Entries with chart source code
━━━━━━━━━━━━━━━━
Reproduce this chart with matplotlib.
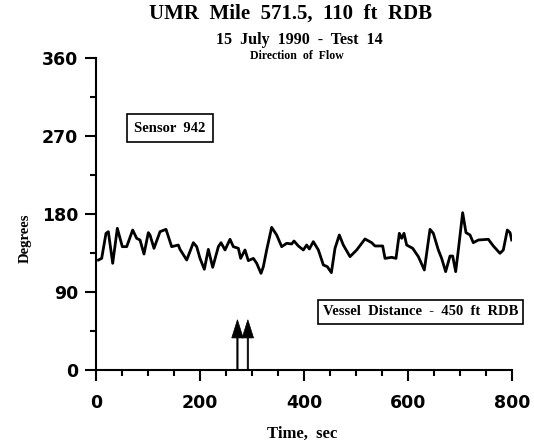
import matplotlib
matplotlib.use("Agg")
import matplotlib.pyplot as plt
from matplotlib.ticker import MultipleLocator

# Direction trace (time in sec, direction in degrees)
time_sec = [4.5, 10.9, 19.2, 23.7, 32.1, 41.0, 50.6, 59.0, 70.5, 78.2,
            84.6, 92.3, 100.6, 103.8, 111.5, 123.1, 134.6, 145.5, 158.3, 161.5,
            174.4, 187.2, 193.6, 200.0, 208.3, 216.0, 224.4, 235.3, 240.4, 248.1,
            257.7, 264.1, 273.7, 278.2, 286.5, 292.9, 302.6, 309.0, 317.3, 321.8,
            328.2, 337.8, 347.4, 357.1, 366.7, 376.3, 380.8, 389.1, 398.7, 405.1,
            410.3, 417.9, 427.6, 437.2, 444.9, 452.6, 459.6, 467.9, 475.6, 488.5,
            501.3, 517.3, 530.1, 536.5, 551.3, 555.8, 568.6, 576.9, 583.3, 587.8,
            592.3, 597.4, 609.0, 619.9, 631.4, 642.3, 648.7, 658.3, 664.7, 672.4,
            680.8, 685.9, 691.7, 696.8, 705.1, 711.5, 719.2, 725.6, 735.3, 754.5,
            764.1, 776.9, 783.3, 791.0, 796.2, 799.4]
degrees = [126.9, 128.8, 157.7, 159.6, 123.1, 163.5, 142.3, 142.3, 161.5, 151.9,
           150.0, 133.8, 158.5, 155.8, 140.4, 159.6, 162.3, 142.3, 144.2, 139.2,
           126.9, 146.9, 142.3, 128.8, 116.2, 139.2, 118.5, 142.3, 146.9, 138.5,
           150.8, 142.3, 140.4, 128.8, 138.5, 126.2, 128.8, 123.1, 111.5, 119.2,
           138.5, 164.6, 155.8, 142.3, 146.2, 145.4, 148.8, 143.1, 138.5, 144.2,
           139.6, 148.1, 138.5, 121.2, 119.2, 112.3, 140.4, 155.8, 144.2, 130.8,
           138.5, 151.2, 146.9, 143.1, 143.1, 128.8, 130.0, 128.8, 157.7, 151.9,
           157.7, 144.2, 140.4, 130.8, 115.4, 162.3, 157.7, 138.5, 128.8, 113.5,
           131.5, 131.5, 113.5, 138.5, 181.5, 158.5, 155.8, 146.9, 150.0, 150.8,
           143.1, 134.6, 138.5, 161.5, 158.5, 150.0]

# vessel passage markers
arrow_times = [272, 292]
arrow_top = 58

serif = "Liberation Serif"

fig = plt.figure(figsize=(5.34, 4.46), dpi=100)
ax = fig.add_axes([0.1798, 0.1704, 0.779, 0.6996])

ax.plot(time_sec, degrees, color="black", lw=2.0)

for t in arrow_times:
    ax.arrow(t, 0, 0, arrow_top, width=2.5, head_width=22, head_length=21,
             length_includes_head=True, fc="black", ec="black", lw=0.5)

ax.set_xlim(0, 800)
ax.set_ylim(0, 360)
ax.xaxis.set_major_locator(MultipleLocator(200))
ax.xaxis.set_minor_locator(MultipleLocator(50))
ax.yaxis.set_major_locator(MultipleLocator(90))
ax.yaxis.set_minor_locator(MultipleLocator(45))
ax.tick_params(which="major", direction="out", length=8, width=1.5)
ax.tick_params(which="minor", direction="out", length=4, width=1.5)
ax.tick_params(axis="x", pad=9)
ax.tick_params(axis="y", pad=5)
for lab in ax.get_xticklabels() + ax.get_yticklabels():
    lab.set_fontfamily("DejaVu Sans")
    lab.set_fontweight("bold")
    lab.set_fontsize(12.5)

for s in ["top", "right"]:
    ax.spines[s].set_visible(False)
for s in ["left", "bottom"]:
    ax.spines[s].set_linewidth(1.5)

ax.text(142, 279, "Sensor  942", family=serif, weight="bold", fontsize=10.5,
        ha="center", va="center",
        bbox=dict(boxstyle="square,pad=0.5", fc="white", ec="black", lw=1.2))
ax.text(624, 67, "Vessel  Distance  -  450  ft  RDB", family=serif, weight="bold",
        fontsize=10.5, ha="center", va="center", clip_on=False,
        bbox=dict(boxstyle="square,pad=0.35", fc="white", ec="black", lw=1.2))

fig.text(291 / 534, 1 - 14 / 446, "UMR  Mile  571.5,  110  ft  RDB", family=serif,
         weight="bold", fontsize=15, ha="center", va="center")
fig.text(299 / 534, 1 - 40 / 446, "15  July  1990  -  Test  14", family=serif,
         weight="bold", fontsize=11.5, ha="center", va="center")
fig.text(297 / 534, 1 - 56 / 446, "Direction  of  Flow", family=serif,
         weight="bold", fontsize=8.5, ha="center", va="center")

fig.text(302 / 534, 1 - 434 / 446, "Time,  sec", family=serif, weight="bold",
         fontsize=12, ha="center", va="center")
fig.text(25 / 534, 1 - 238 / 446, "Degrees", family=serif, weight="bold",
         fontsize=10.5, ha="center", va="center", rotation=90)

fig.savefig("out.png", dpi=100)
━━━━━━━━━━━━━━━━
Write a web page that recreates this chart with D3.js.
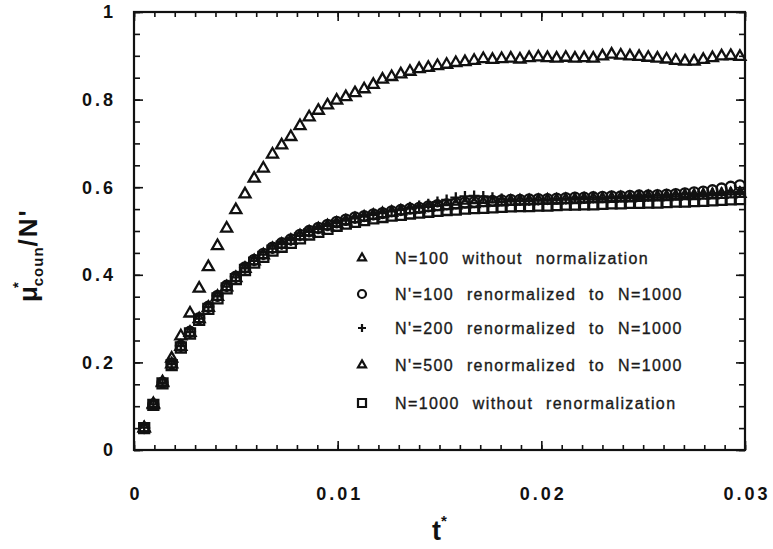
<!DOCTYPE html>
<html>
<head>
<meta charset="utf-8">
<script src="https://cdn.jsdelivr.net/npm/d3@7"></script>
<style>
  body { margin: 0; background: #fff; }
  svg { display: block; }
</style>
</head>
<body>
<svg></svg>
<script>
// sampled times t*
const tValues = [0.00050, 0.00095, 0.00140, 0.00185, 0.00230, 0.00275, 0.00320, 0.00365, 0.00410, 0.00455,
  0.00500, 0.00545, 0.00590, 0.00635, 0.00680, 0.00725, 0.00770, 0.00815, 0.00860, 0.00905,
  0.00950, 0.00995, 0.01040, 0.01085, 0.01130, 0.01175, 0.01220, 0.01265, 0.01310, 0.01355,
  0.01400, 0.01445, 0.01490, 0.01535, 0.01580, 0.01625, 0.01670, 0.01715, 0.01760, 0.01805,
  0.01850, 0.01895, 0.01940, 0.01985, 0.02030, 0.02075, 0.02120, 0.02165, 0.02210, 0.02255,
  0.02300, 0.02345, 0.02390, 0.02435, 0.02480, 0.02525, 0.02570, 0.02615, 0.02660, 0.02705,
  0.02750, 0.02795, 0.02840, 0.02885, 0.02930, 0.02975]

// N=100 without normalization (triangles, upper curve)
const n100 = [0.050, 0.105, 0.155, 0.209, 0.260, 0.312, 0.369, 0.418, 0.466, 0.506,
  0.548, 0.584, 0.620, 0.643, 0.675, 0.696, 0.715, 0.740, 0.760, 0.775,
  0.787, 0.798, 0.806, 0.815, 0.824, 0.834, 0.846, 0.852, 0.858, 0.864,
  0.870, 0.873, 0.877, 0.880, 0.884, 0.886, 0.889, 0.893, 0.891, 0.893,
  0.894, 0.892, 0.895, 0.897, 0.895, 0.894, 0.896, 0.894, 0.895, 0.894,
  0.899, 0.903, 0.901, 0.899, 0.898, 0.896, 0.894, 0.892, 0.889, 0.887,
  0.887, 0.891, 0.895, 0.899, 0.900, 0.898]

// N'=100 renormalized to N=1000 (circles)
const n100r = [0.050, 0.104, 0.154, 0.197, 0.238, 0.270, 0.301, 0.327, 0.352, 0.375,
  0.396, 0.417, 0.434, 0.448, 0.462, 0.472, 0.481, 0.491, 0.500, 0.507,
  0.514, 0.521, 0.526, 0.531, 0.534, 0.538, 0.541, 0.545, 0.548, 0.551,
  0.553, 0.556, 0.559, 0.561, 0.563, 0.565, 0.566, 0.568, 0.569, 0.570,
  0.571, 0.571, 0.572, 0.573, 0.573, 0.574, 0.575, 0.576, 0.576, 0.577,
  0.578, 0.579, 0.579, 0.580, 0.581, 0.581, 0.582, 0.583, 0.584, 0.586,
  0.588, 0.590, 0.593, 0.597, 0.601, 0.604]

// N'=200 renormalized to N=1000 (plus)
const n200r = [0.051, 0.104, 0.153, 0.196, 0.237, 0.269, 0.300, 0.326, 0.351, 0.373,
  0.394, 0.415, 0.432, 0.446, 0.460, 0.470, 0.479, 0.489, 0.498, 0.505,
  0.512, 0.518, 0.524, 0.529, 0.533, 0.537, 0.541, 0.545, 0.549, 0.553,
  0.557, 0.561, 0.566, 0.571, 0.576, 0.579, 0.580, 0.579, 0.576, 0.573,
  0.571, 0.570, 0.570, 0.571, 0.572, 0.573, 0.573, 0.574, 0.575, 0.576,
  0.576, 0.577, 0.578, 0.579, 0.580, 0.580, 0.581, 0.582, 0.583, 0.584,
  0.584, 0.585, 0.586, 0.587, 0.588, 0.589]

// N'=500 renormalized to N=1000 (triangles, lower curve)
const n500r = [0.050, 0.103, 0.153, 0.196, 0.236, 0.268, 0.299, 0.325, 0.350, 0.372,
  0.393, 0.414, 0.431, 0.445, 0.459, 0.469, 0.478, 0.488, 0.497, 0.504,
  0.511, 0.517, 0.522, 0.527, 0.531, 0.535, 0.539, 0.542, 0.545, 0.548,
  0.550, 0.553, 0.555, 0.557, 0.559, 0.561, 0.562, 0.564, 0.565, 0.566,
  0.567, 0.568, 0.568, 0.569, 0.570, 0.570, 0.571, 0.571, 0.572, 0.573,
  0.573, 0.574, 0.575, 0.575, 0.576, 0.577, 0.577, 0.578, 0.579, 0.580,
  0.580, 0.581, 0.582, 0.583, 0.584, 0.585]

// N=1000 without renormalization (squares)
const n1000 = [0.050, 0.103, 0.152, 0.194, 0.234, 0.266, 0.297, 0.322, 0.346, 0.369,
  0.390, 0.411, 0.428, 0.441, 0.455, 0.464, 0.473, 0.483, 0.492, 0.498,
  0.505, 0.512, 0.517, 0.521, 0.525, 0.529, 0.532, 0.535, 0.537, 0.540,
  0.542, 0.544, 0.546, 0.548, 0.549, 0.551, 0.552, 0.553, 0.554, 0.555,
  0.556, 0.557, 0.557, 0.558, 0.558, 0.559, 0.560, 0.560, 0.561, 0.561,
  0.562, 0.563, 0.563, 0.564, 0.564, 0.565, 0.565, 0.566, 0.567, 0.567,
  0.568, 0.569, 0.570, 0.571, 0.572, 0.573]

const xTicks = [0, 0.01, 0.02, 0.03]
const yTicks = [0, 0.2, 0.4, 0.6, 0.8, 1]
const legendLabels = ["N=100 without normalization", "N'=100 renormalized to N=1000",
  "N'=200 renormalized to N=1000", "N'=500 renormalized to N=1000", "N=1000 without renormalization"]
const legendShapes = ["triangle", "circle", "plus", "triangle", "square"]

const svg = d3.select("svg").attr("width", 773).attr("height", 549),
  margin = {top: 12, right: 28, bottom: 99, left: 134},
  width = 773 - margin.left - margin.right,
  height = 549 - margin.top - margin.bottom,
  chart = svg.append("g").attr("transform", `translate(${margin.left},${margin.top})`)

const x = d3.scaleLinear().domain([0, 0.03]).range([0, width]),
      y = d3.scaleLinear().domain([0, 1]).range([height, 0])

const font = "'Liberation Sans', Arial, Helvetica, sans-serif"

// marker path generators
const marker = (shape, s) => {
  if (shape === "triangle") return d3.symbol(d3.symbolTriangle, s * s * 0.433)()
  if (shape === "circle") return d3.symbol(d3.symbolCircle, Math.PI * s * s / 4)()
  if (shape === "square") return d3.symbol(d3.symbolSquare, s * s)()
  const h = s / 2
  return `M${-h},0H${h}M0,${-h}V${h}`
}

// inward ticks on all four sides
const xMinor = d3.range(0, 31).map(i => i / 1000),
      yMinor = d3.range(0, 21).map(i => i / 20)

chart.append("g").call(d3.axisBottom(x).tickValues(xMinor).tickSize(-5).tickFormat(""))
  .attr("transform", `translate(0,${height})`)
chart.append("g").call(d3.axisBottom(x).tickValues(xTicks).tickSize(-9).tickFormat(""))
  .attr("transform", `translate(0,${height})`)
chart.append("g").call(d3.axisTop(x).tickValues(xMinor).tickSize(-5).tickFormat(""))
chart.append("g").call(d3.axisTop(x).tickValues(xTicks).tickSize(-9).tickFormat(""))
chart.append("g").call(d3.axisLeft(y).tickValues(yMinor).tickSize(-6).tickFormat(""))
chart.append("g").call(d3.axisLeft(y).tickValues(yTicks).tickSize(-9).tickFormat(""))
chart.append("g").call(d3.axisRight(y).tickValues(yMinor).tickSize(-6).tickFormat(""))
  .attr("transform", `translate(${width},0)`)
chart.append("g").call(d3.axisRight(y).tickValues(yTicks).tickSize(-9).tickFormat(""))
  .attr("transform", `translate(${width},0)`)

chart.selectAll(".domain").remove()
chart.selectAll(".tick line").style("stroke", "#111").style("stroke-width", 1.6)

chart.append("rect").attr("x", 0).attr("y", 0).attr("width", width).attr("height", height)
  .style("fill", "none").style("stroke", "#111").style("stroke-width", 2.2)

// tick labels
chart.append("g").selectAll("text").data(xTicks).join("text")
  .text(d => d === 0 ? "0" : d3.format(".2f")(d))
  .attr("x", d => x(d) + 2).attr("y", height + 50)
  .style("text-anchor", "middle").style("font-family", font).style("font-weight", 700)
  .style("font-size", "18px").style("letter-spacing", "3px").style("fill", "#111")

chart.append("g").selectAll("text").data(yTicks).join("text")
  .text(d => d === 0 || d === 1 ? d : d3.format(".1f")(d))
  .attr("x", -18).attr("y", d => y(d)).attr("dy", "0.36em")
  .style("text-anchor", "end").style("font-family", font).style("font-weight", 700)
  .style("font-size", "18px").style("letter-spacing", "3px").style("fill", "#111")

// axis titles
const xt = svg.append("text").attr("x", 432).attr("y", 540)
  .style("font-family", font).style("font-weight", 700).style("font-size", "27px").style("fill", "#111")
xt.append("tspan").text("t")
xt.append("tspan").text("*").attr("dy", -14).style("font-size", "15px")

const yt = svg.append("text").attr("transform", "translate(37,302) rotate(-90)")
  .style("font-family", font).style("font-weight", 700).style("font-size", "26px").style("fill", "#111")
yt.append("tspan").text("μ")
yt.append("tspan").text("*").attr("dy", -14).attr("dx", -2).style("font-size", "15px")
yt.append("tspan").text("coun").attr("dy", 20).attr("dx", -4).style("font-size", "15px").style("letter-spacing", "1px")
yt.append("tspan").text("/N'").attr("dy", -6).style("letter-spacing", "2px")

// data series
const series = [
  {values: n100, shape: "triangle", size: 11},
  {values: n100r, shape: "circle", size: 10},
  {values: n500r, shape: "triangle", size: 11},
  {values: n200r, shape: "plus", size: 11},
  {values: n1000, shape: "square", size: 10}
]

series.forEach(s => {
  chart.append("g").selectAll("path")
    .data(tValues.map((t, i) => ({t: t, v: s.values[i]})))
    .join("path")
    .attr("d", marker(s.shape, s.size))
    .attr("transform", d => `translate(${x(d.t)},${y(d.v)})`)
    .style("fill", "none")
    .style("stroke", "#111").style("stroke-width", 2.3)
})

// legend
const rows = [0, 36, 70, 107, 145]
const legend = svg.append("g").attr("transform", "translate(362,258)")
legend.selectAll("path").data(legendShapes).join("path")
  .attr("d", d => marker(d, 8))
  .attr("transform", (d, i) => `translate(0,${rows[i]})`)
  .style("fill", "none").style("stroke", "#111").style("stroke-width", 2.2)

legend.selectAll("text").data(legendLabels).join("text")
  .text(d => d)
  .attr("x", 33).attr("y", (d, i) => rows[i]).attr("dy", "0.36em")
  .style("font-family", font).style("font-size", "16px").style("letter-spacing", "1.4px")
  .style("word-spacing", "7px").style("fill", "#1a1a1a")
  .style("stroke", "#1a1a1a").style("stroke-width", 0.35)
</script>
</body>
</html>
━━━━━━━━━━━━━━━━
Only the lines from the one with "Reproduce this chart with matplotlib." down to the one with "from matplotlib.ticker import MultipleLocator" belong in your copy, both ends included; write them out exactly and skip any pictures.

Correct response
Reproduce this chart with matplotlib.
import matplotlib
matplotlib.use("Agg")
import matplotlib.pyplot as plt
from matplotlib.ticker import MultipleLocator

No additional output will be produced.